Asad Rehman, of the Justice4Jean campaign, said the jury had been "gagged" by not being able to return a verdict of unlawful killing.

"There were numerous obstacles placed in the path of that jury. The coroner failed to resist the incredible pressure put on him by the five separate police legal teams and the jury was prevented from considering all the verdicts including unlawful killing," he said.

'Proportionate actions'

Police Federation chairman Paul McKeever said the verdict marked the end of "a long and traumatic inquiry" for the de Menezes family and the police.

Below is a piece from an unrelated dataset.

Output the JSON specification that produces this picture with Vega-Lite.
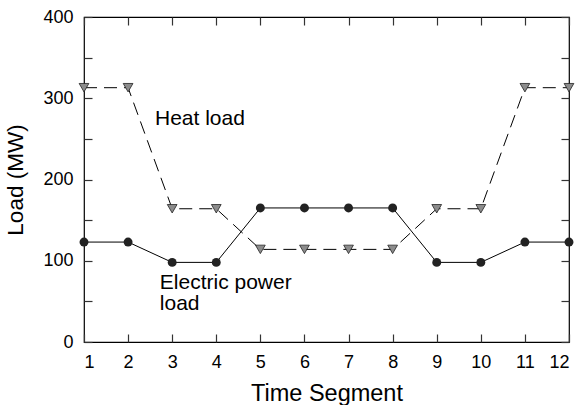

"The officers involved in this incident believed their actions were proportionate and necessary from the information available to them at the time," he said.

THE JURY'S KEY ANSWERS
Did officers shout 'armed police'? NO
Did Mr de Menezes move towards officers? NO
Did difficulty in identifying the man under surveillance lead to his death? NO
Did the behaviour of Mr de Menezes increasing suspicion among officers lead to his death? NO

Chief Constable Ken Jones, president of the Association of Chief Police Officers, said the officers were "breaking new ground in their determination to confront men believed to be intent on mass murder".

"They went forward and did what they sincerely believed to be right to protect us. They went forward believing that, at any moment, they might be killed," he said.

IPCC chairman Nick Hardwick described Mr de Menezes' death as "truly shocking", adding that police needed to make operational changes.

Judicial review

The de Menezes family called on the CPS to re-examine the case to see whether a criminal prosecution could be brought.

They also want the IPCC to review their inquiry into the death in respect of disciplinary action against police officers and are calling on the home secretary to suspend the "shoot-to-kill" policy.

They plan to apply for judicial review of the coroner's decision not to offer the jury the option of returning a verdict of unlawful killing.

The CPS, which decided in 2006 that no police officers should face criminal prosecution over the killing, said it would "consider the verdicts and any fresh evidence very carefully and decide whether we need to review our decision".

The coroner will write to the acting commissioner, the home secretary and the Metropolitan Police Authority to raise issues over police practices.